I have confirmed that the Full-Text Indexing service is running and starts automatically. I have also confirmed that it's automatically checking for changes, although turning that from "Automatic" to "Manual" to "Off" doesn't seem to do much except reset the number of queued results. (Turning it back to "Automatic" resets the number to 30,000.)

I have tried to rebuild the full-text index, but for "Full" and "Incremental" it throws back a message about "there is already an index". "Update" says "command completed successfully" but doesn't seem to have any effect.

The last thing I did today was:

  1. disable the full-text index
  2. rebuild the clustered index that the FTI is based on
  3. re-enable the FTI

This started off an "ALTER FULLTEXT INDEX" job that, again, blocked all processes that were doing actual work.

We are trying to decide between Option A: wiping the existing FTI and rebuilding from scratch, and Option B: doing the disable / rebuild / re-enable trick, which appears to start something useful. (We would do B then A, but we're anticipating an hour or two of downtime for either, and A has worked in the past.)

Is there a faster way to do any of this?
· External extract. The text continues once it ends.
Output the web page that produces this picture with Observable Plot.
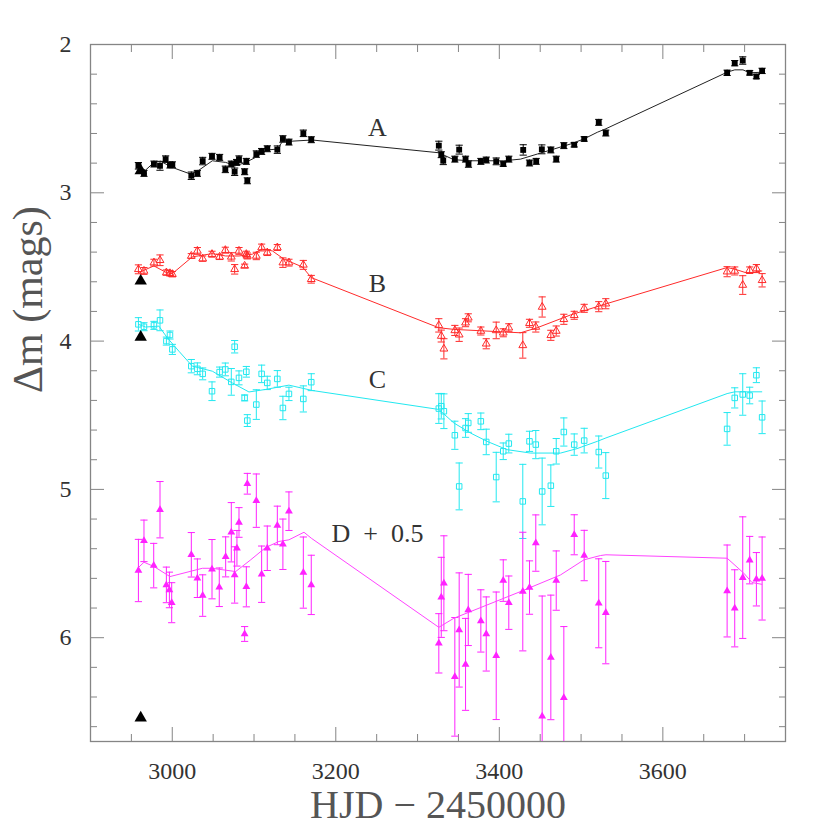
<!DOCTYPE html>
<html><head><meta charset="utf-8">
<script src="https://cdn.jsdelivr.net/npm/d3@7"></script>
<script src="https://cdn.jsdelivr.net/npm/@observablehq/plot@0.6"></script>
<style>
body{margin:0;background:#fff}
svg text{white-space:pre; font-family:'Liberation Serif','DejaVu Serif',serif !important}
</style>
</head><body><div id="chart"></div>
<script>
// ---- axis ticks ----
const xMajor = [3000, 3200, 3400, 3600];
const xMinor = [2950, 3050, 3100, 3150, 3250, 3300, 3350, 3450, 3500, 3550, 3650, 3700];
const yMajor = [2, 3, 4, 5, 6];
const yMinor = [2.2,2.4,2.6,2.8,3.2,3.4,3.6,3.8,4.2,4.4,4.6,4.8,5.2,5.4,5.6,5.8,6.2,6.4,6.6];

// ---- series A ----
const aX = [2958.6,2965.4,2977.6,2985.0,2991.9,2997.2,3000.1,3023.3,3030.7,3037.2,3048.6,3057.9,3064.9,3072.2,3076.3,3078.7,3081.6,3088.5,3090.6,3091.8,3102.8,3109.3,3116.2,3128.5,3135.3,3142.7,3160.3,3170.0,
  3326.0,3329.0,3331.4,3345.6,3350.9,3358.7,3362.3,3377.4,3384.0,3396.2,3404.8,3411.6,3429.2,3436.9,3445.1,3452.0,3463.0,3469.6,3478.9,3491.6,3503.8,3521.6,3530.2,
  3678.6,3687.9,3697.7,3706.2,3714.4,3721.4];
const aY = [2.818,2.869,2.806,2.818,2.773,2.813,2.811,2.885,2.869,2.786,2.754,2.761,2.842,2.806,2.858,2.795,2.773,2.858,2.788,2.919,2.739,2.721,2.703,2.709,2.637,2.658,2.599,2.642,
  2.682,2.743,2.784,2.773,2.709,2.773,2.806,2.788,2.779,2.788,2.806,2.773,2.711,2.799,2.788,2.707,2.711,2.773,2.682,2.676,2.637,2.525,2.597,
  2.191,2.126,2.108,2.191,2.216,2.178];
const aE = [0.022,0.02,0.02,0.03,0.022,0.02,0.02,0.025,0.02,0.025,0.02,0.02,0.022,0.02,0.025,0.02,0.022,0.02,0.02,0.02,0.022,0.02,0.02,0.025,0.022,0.02,0.022,0.02,
  0.03,0.02,0.026,0.02,0.03,0.02,0.022,0.02,0.02,0.023,0.015,0.02,0.035,0.02,0.02,0.03,0.02,0.02,0.02,0.015,0.015,0.02,0.02,
  0.018,0.018,0.025,0.015,0.015,0.018];

// ---- series B ----
const bX = [2958.6,2965.4,2977.6,2985.0,2992.8,2997.2,3000.1,3023.3,3030.7,3037.2,3048.6,3057.9,3064.9,3072.2,3076.3,3081.6,3088.5,3090.6,3091.8,3102.8,3109.3,3116.2,3128.5,3135.3,3142.7,3160.3,3170.0,
  3326.0,3329.0,3332.2,3345.6,3350.9,3358.7,3362.0,3377.4,3384.0,3396.2,3404.8,3411.6,3428.7,3436.9,3444.6,3452.4,3463.0,3469.6,3478.9,3491.6,3503.8,3521.6,3530.2,
  3678.6,3687.9,3697.7,3706.2,3714.4,3721.4];
const bY = [3.516,3.527,3.471,3.455,3.538,3.543,3.549,3.426,3.392,3.444,3.414,3.432,3.387,3.432,3.516,3.392,3.493,3.414,3.426,3.426,3.369,3.403,3.369,3.471,3.471,3.486,3.583,
  3.894,3.966,4.052,3.928,3.957,3.876,3.843,3.932,4.018,3.928,3.944,3.910,4.029,3.880,3.905,3.770,3.961,3.932,3.853,3.826,3.779,3.768,3.748,
  3.532,3.527,3.622,3.522,3.511,3.590];
const bE = [0.03,0.023,0.023,0.036,0.018,0.018,0.018,0.016,0.023,0.018,0.02,0.018,0.02,0.028,0.032,0.023,0.012,0.02,0.02,0.025,0.023,0.02,0.02,0.032,0.023,0.03,0.026,
  0.045,0.04,0.068,0.034,0.045,0.027,0.027,0.027,0.034,0.056,0.027,0.027,0.086,0.027,0.034,0.068,0.034,0.034,0.034,0.027,0.027,0.034,0.034,
  0.034,0.027,0.063,0.022,0.027,0.045];

// ---- series C ----
const cX = bX;
const cY = [3.887,3.903,3.894,3.860,4.000,3.959,4.056,4.169,4.187,4.221,4.338,4.209,4.191,4.275,4.038,4.248,4.383,4.207,4.536,4.428,4.221,4.282,4.255,4.451,4.356,4.390,4.277,
  4.455,4.439,4.473,4.635,4.980,4.586,4.552,4.541,4.680,4.917,4.743,4.691,5.081,4.676,4.698,5.014,4.975,4.743,4.613,4.698,4.671,4.748,4.907,
  4.592,4.383,4.360,4.367,4.230,4.514];
const cE = [0.045,0.027,0.027,0.07,0.027,0.027,0.034,0.045,0.04,0.04,0.063,0.034,0.043,0.09,0.042,0.047,0.02,0.036,0.04,0.1,0.059,0.045,0.056,0.079,0.045,0.088,0.057,
  0.10,0.086,0.117,0.095,0.158,0.063,0.063,0.056,0.086,0.167,0.056,0.063,0.25,0.068,0.095,0.225,0.14,0.086,0.095,0.072,0.083,0.108,0.155,
  0.11,0.068,0.14,0.056,0.05,0.11];

// ---- series D (+0.5) ----
const dX = [2958.6,2965.4,2977.3,2985.0,2992.8,2996.5,2999.3,3023.3,3030.7,3037.2,3048.6,3057.5,3065.3,3072.2,3076.3,3079.1,3081.6,3088.5,3090.6,3091.8,3102.8,3109.3,3116.2,3128.5,3135.3,3142.7,3160.3,3170.0,
  3326.0,3329.0,3332.2,3345.6,3350.9,3358.7,3362.0,3377.4,3384.0,3396.2,3404.8,3411.6,3428.7,3436.9,3444.6,3452.4,3463.0,3469.6,3478.9,3491.6,3503.8,3521.6,3530.2,
  3678.6,3687.9,3697.7,3706.2,3714.4,3721.4];
const dY = [5.547,5.347,5.514,5.137,5.644,5.678,5.764,5.441,5.599,5.716,5.538,5.660,5.455,5.289,5.577,5.397,5.223,5.975,5.657,4.962,5.076,5.572,5.397,5.243,5.370,5.147,5.561,5.644,
  6.038,5.728,5.633,6.264,5.948,6.180,5.813,5.887,5.975,6.122,5.615,5.764,5.689,5.662,5.362,6.529,6.133,5.615,6.405,5.306,5.446,5.768,5.831,
  5.685,5.802,5.595,5.477,5.606,5.601];
const dE = [0.21,0.14,0.15,0.19,0.12,0.12,0.135,0.15,0.13,0.14,0.20,0.13,0.135,0.20,0.19,0.12,0.10,0.05,0.135,0.07,0.18,0.19,0.15,0.13,0.17,0.13,0.24,0.20,
  0.20,0.27,0.32,0.40,0.385,0.31,0.24,0.21,0.25,0.43,0.14,0.18,0.40,0.18,0.19,0.81,0.42,0.20,0.48,0.135,0.17,0.30,0.345,
  0.31,0.26,0.41,0.16,0.18,0.28];

// ---- model curves ----
const lineAX = [2958.6,2967.4,2977.6,2985.8,3000.1,3022.5,3032.7,3049,3065.3,3077.5,3089.8,3102,3116.2,3128.5,3135.4,3142.7,3171.2,3326,3344.4,3364.8,3405.6,3425.9,3446.3,3466.7,3487,3503.5,3519.8,3530.4,3678.6,3688,3698,3706,3721];
const lineAY = [2.829,2.847,2.795,2.788,2.829,2.874,2.847,2.784,2.795,2.818,2.795,2.761,2.711,2.705,2.649,2.653,2.644,2.73,2.777,2.784,2.784,2.773,2.739,2.705,2.671,2.637,2.592,2.568,2.187,2.171,2.171,2.191,2.187];
const lineBX = [2958.6,2965.4,2977.6,2992.8,3000.1,3024.5,3049,3065.3,3081.6,3098,3110,3122.5,3136.8,3159.2,3170,3326,3344.4,3425.9,3446.3,3487,3530.4,3678.6,3688,3704,3721];
const lineBY = [3.538,3.522,3.493,3.538,3.545,3.432,3.410,3.426,3.426,3.414,3.380,3.392,3.448,3.500,3.572,3.91,3.921,3.944,3.91,3.824,3.749,3.504,3.515,3.543,3.527];
const lineCX = [2958.6,2967.4,2983.7,2993.8,3008.1,3024.5,3049,3073.4,3093.8,3114.2,3142.7,3171.2,3326,3344.4,3364.8,3385,3409.5,3438,3475,3495,3519.8,3530.4,3678.6,3688,3721];
const lineCY = [3.887,3.905,3.899,3.977,4.068,4.169,4.203,4.282,4.343,4.326,4.297,4.333,4.461,4.552,4.62,4.676,4.732,4.755,4.755,4.725,4.676,4.653,4.354,4.342,4.342];
const lineDX = [2958.6,2965.4,2977.6,2997.2,3036.8,3048.6,3077.5,3095.9,3114.2,3130.5,3142.7,3161.1,3170,3326,3344.4,3425.9,3474.8,3503.5,3523.7,3530.4,3678.6,3699,3709,3721];
const lineDY = [5.527,5.491,5.520,5.588,5.532,5.532,5.554,5.475,5.392,5.351,5.340,5.289,5.329,5.93,5.869,5.689,5.577,5.475,5.446,5.441,5.464,5.565,5.628,5.640];

// ---- reference markers & labels ----
const refX = [2961.4, 2961.4, 2961.4, 2961.4];
const refY = [2.851, 3.595, 3.973, 6.541];
const labelText = ["A", "B", "C", "D  +  0.5"];
const labelX = [3251, 3251, 3251, 3251];
const labelY = [2.56, 3.615, 4.257, 5.30];

const font = "'Liberation Serif', 'DejaVu Serif', serif";
const frameGray = "#858585";

const cap = {draw(ctx, size) { const w = Math.sqrt(size / Math.PI); ctx.moveTo(-w, 0); ctx.lineTo(w, 0); }};

function rows(xs, ys, es) { return xs.map((x, i) => ({x, y: ys[i], e: es ? es[i] : 0})); }

const series = [
  {data: rows(aX, aY, aE), line: rows(lineAX, lineAY), color: "#000000", lineColor: "#222", symbol: "square", filled: true, r: 3.3},
  {data: rows(bX, bY, bE), line: rows(lineBX, lineBY), color: "#ff2a2a", lineColor: "#ff2a2a", symbol: "triangle", filled: false, r: 2.9},
  {data: rows(cX, cY, cE), line: rows(lineCX, lineCY), color: "#22e8f0", lineColor: "#22e8f0", symbol: "square", filled: false, r: 3.1},
  {data: rows(dX, dY, dE), line: rows(lineDX, lineDY), color: "#ff22ff", lineColor: "#ff44ff", symbol: "triangle", filled: true, r: 2.9}
];

const marks = [];
for (const s of series) {
  marks.push(Plot.ruleX(s.data, {x: "x", y1: d => d.y - d.e, y2: d => d.y + d.e, stroke: s.color, strokeWidth: 1, clip: true}));
  marks.push(Plot.dot(s.data, {x: "x", y: d => d.y - d.e, symbol: cap, r: 3.6, stroke: s.color, fill: "none", strokeWidth: 1, clip: true}));
  marks.push(Plot.dot(s.data, {x: "x", y: d => d.y + d.e, symbol: cap, r: 3.6, stroke: s.color, fill: "none", strokeWidth: 1, clip: true}));
}
for (const s of series) {
  marks.push(Plot.line(s.line, {x: "x", y: "y", stroke: s.lineColor, strokeWidth: 1}));
}
for (const s of series) {
  marks.push(Plot.dot(s.data, s.filled
    ? {x: "x", y: "y", symbol: s.symbol, r: s.r, fill: s.color, stroke: "none"}
    : {x: "x", y: "y", symbol: s.symbol, r: s.r, fill: "none", stroke: s.color, strokeWidth: 1}));
}
marks.push(Plot.dot(rows(refX, refY), {x: "x", y: "y", symbol: "triangle", r: 4.6, fill: "#000", stroke: "none"}));
marks.push(Plot.text(labelText, {x: (d, i) => labelX[i], y: (d, i) => labelY[i], text: d => d, fontSize: 26, fill: "#333", fontFamily: font}));

const chart = Plot.plot({
  width: 830, height: 830,
  marginLeft: 90, marginRight: 45, marginTop: 44, marginBottom: 89,
  style: {fontFamily: font, background: "#fff", color: "#333"},
  x: {domain: [2900, 3750]},
  y: {domain: [2, 6.7], reverse: true},
  marks: [
    Plot.axisX({anchor: "bottom", ticks: xMajor, tickSize: -14, tickPadding: 34, tickFormat: d => String(d), fontSize: 24, fontFamily: font, fill: "#333", stroke: frameGray, label: null}),
    Plot.axisX({anchor: "bottom", ticks: xMinor, tickSize: -7, fill: "none", stroke: frameGray, label: null}),
    Plot.axisX({anchor: "top", ticks: xMajor, tickSize: -14, fill: "none", stroke: frameGray, label: null}),
    Plot.axisX({anchor: "top", ticks: xMinor, tickSize: -7, fill: "none", stroke: frameGray, label: null}),
    Plot.axisY({anchor: "left", ticks: yMajor, tickSize: -14, tickPadding: 33, tickFormat: d => String(d), fontSize: 24, fontFamily: font, fill: "#333", stroke: frameGray, label: null}),
    Plot.axisY({anchor: "left", ticks: yMinor, tickSize: -7, fill: "none", stroke: frameGray, label: null}),
    Plot.axisY({anchor: "right", ticks: yMajor, tickSize: -14, fill: "none", stroke: frameGray, label: null}),
    Plot.axisY({anchor: "right", ticks: yMinor, tickSize: -7, fill: "none", stroke: frameGray, label: null}),
    Plot.frame({stroke: frameGray, strokeWidth: 1.3}),
    ...marks,
    Plot.text(["HJD − 2450000"], {frameAnchor: "bottom", lineAnchor: "middle", dy: 64, fontSize: 40, fill: "#555", fontFamily: font}),
    Plot.text(["Δm (mags)"], {frameAnchor: "left", lineAnchor: "middle", dx: -62, rotate: -90, fontSize: 42, fill: "#555", fontFamily: font, letterSpacing: 2})
  ]
});
d3.select(chart).selectAll("g, text").attr("font-family", font).style("font-family", font);
document.getElementById("chart").appendChild(chart);
</script>
</body></html>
And any idea how I got in this situation in the first place?

A: 

That's an interesting problem. You got yourself into it I think because it was disabled. I may have found a way to get you out of it without blocking everything else.

First, know that this behavior is a bug in SQL Server 2005 pre SP1, make sure you have SP1.

If you already do, try:

ALTER FULLTEXT INDEX ON tablename SET CHANGE_TRACKING MANUAL

ALTER FULLTEXT INDEX ON tablename START UPDATE POPULATION

If that works then I think you've run into the same issue as this guy. He just set a job to run every hour or so. Granted, it's a temporary solution but it will give you time until you can actually rebuild the index.

Something else that just came to mind, have you tried REORGANIZEing the index? I know it doesn't block but I'm not sure if it will cause the flush to happen in such a way to keep it from blocking too.

colithium
If I had SP1, I wouldn't be seeing the index-suddenly-disables-itself behavior? That will be of interest to the group here. Thanks. (We're not on SP1.)
dnord
The page I linked to mentioned that the "forever pending" problem is a bug in pre-SP1. Not necessarily that it somehow became disabled (that may be a separate issue).
colithium
A: 

Just to clarify you have checked that the partition the index is created on has space. We ran into this problem in our DEV environment where the full text index would not update.